Available data:
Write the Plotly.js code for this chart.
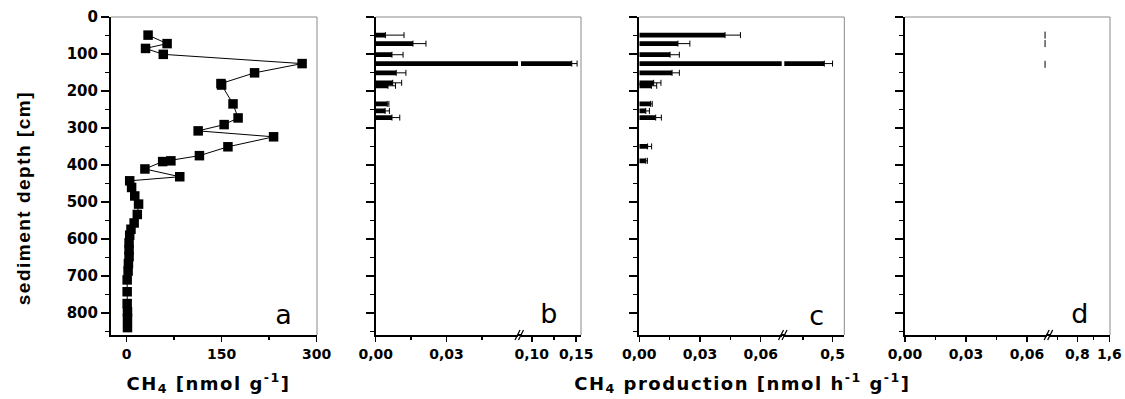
<!DOCTYPE html>
<html>
<head>
<meta charset="utf-8">
<script src="https://cdn.plot.ly/plotly-3.0.1.min.js"></script>
<style>
html,body{margin:0;padding:0;background:#fff;}
#chart{width:1125px;height:399px;}
#chart .annotation-text{letter-spacing:1.5px;}
</style>
</head>
<body>
<div id="chart"></div>
<script>
// ---- Data ----
// Panel a: CH4 concentration profile
const depthA = [49,72,85,101,126,151,180,184,235,273,291,308,324,351,375,389,391,411,432,443,461,484,506,534,557,574,590,611,630,648,667,687,711,743,775,797,815,840];
const ch4A   = [34,64,30,58,277,202,149,150,168,176,154,113,232,160,115,70,57,29,84,5,8,13,19,17,12,7,5,4,4,4,3,2.5,1,1,1,1.5,1.5,1.5];

// Panel b: CH4 production
const depthB = [49,72,102,126,151,178,186,235,254,272];
const prodB  = [0.0041,0.0158,0.0069,0.145,0.0087,0.0072,0.0052,0.0049,0.0040,0.0069];
const errB   = [0.0079,0.0055,0.0047,0.0060,0.0041,0.0038,0.0032,0.0007,0.0018,0.0033];

// Panel c: CH4 production
const depthC = [49,72,102,126,151,178,186,235,254,272,350,389];
const prodC  = [0.0424,0.0191,0.0152,0.486,0.0162,0.0071,0.0060,0.0056,0.0032,0.0081,0.0041,0.0032];
const errC   = [0.0076,0.0059,0.0046,0.014,0.0036,0.0036,0.0026,0.0008,0.0018,0.0028,0.0020,0.0008];

// Panel d: only tiny marks near the axis break
const depthD = [49,72,128];
const markD1 = [0.0689,0.0689,0.0689];
const markD2 = [0.0707,0.0707,0.0707];

// Tick labels
const yTicks = [0,100,200,300,400,500,600,700,800];
const yTickText = ['0','100','200','300','400','500','600','700','800'];
const aTicks = [0,150,300];
const aTickText = ['0','150','300'];
const b1Ticks = [0,0.03], b1Text = ['0,00','0,03'];
const b2Ticks = [0.10,0.15], b2Text = ['0,10','0,15'];
const c1Ticks = [0,0.03,0.06], c1Text = ['0,00','0,03','0,06'];
const c2Ticks = [0.5], c2Text = ['0,5'];
const d1Ticks = [0,0.03,0.06], d1Text = ['0,00','0,03','0,06'];
const d2Ticks = [0.8,1.6], d2Text = ['0,8','1,6'];

// ---- Layout helpers ----
const W = 1125, H = 399;
const fx = p => p / W;
const fy = p => 1 - p / H;
const TOP = 17, BOT = 335;
const yDom = [fy(BOT), fy(TOP)];

const tickFont = {family: 'DejaVu Sans, Liberation Sans, Arial', size: 14, color: '#000', weight: 'bold'};
const yTickFont = {family: 'DejaVu Sans, Liberation Sans, Arial', size: 15, color: '#000', weight: 'bold'};

function yAxis(anchor, labels) {
  return {
    domain: yDom, anchor: anchor, range: [860, 0], autorange: false,
    tickmode: 'array', tickvals: yTicks, ticktext: yTickText, showticklabels: labels,
    ticks: 'outside', ticklen: 8, tickwidth: 1.5, tickcolor: '#000',
    minor: {tickmode: 'array', tickvals: [50,150,250,350,450,550,650,750,850], ticks: 'outside', ticklen: 4, tickwidth: 1.5, tickcolor: '#000'},
    showline: true, linewidth: 2, linecolor: '#000',
    showgrid: false, zeroline: false, tickfont: yTickFont
  };
}
function xAxis(anchor, dom, range, tv, tt, minorVals) {
  return {
    domain: [fx(dom[0]), fx(dom[1])], anchor: anchor, range: range, autorange: false,
    tickmode: 'array', tickvals: tv, ticktext: tt,
    ticks: 'outside', ticklen: 5, tickwidth: 1.5, tickcolor: '#000',
    minor: {tickmode: 'array', tickvals: minorVals, ticks: 'outside', ticklen: 3, tickwidth: 1.5, tickcolor: '#000'},
    showline: true, linewidth: 2, linecolor: '#000',
    showgrid: false, zeroline: false, tickfont: tickFont
  };
}

// panel pixel geometry
const PA = [111, 317];
const PB1 = [375.7, 518], PB2 = [521, 581];
const PC1 = [639.3, 781.7], PC2 = [784.3, 844.3];
const PD1 = [905, 1047.3], PD2 = [1050, 1110];

const errStyle = (arr) => ({type: 'data', symmetric: false, array: arr, arrayminus: arr.map(() => 0), color: '#000', thickness: 1, width: 3, visible: true});

function barTrace(xa, ya, depth, vals, errs) {
  return {type: 'bar', orientation: 'h', xaxis: xa, yaxis: ya, y: depth, x: vals, width: 13,
          marker: {color: '#000', line: {width: 0}}, error_x: errStyle(errs), hoverinfo: 'skip', showlegend: false};
}

const markStyle = {symbol: 'line-ns-open', size: 5, color: '#000', line: {color: '#000', width: 1}};
const traces = [
  {type: 'scatter', mode: 'lines+markers', x: ch4A, y: depthA, xaxis: 'x', yaxis: 'y',
   line: {color: '#000', width: 1}, marker: {symbol: 'square', size: 9.5, color: '#000'}, showlegend: false, cliponaxis: false},
  barTrace('x2', 'y2', depthB, prodB, errB),
  barTrace('x3', 'y2', depthB, prodB, errB),
  barTrace('x4', 'y3', depthC, prodC, errC),
  barTrace('x5', 'y3', depthC, prodC, errC),
  {type: 'scatter', mode: 'markers', x: markD1, y: depthD, xaxis: 'x6', yaxis: 'y4', cliponaxis: false, marker: markStyle, showlegend: false},
  {type: 'scatter', mode: 'markers', x: markD2, y: depthD, xaxis: 'x6', yaxis: 'y4', cliponaxis: false, marker: markStyle, showlegend: false},
  {type: 'scatter', mode: 'markers', x: [], y: [], xaxis: 'x7', yaxis: 'y4', showlegend: false}
];

// frame lines (top & right, thin grey) and break marks
const shapes = [];
function frame(l, r) {
  shapes.push({type: 'line', xref: 'paper', yref: 'paper', x0: fx(l), x1: fx(r), y0: fy(TOP), y1: fy(TOP), line: {color: '#8a8a8a', width: 1}});
  shapes.push({type: 'line', xref: 'paper', yref: 'paper', x0: fx(r), x1: fx(r), y0: fy(TOP), y1: fy(BOT), line: {color: '#8a8a8a', width: 1}});
}
frame(PA[0], PA[1]); frame(PB1[0], PB2[1]); frame(PC1[0], PC2[1]); frame(PD1[0], PD2[1]);
function brk(a, b) {
  shapes.push({type: 'line', xref: 'paper', yref: 'paper', x0: fx(a - 1), x1: fx(b + 1), y0: fy(BOT), y1: fy(BOT), line: {color: '#000', width: 2}});
  const c = (a + b) / 2;
  [-2, 1.5].forEach(o => shapes.push({type: 'line', xref: 'paper', yref: 'paper',
    x0: fx(c + o - 2.5), x1: fx(c + o + 2.5), y0: fy(BOT + 5), y1: fy(BOT - 5), line: {color: '#000', width: 1.3}}));
}
brk(PB1[1], PB2[0]); brk(PC1[1], PC2[0]); brk(PD1[1], PD2[0]);

const letterFont = {family: 'DejaVu Sans, Liberation Sans, Arial', size: 27, color: '#000'};
const titleFont = {family: 'DejaVu Sans, Liberation Sans, Arial', size: 18, color: '#000', weight: 'bold'};
const ann = (text, x, y, font, extra) => Object.assign({text: text, xref: 'paper', yref: 'paper', x: fx(x), y: fy(y),
  xanchor: 'center', yanchor: 'middle', showarrow: false, font: font}, extra || {});
const annotations = [
  ann('sediment depth [cm]', 23, 198, {family: 'Liberation Sans, Arial', size: 19, color: '#000', weight: 'bold'}, {textangle: -90}),
  ann('CH<sub>4</sub> [nmol g<sup>-1</sup>]', 208, 383, titleFont),
  ann('CH<sub>4</sub> production [nmol h<sup>-1</sup> g<sup>-1</sup>]', 743, 383, titleFont),
  ann('a', 284, 314, letterFont),
  ann('b', 549, 313, letterFont),
  ann('c', 817, 315, letterFont),
  ann('d', 1080, 313, letterFont)
];

const layout = {
  width: W, height: H, autosize: false,
  margin: {l: 0, r: 0, t: 0, b: 0, pad: 0},
  paper_bgcolor: '#fff', plot_bgcolor: '#fff',
  showlegend: false, barmode: 'overlay',
  xaxis:  xAxis('y',  PA,  [-24.5, 300.5], aTicks, aTickText, [75, 225]),
  yaxis:  yAxis('x', true),
  xaxis2: xAxis('y2', PB1, [0, 0.0603], b1Ticks, b1Text, [0.015, 0.045]),
  xaxis3: xAxis('y2', PB2, [0.0879, 0.1554], b2Ticks, b2Text, [0.125]),
  yaxis2: yAxis('x2', false),
  xaxis4: xAxis('y3', PC1, [0, 0.0704], c1Ticks, c1Text, [0.015, 0.045]),
  xaxis5: xAxis('y3', PC2, [0.418, 0.52], c2Ticks, c2Text, [0.45]),
  yaxis3: yAxis('x4', false),
  xaxis6: xAxis('y4', PD1, [0, 0.07], d1Ticks, d1Text, [0.015, 0.045]),
  xaxis7: xAxis('y4', PD2, [0.1175, 1.6175], d2Ticks, d2Text, [0.3, 1.2]),
  yaxis4: yAxis('x6', false),
  shapes: shapes,
  annotations: annotations
};

Plotly.newPlot('chart', traces, layout, {staticPlot: true, displayModeBar: false});
</script>
</body>
</html>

Task to complete: State how many lines of the listing include "chart", and nothing more.

Answer to this problem: 5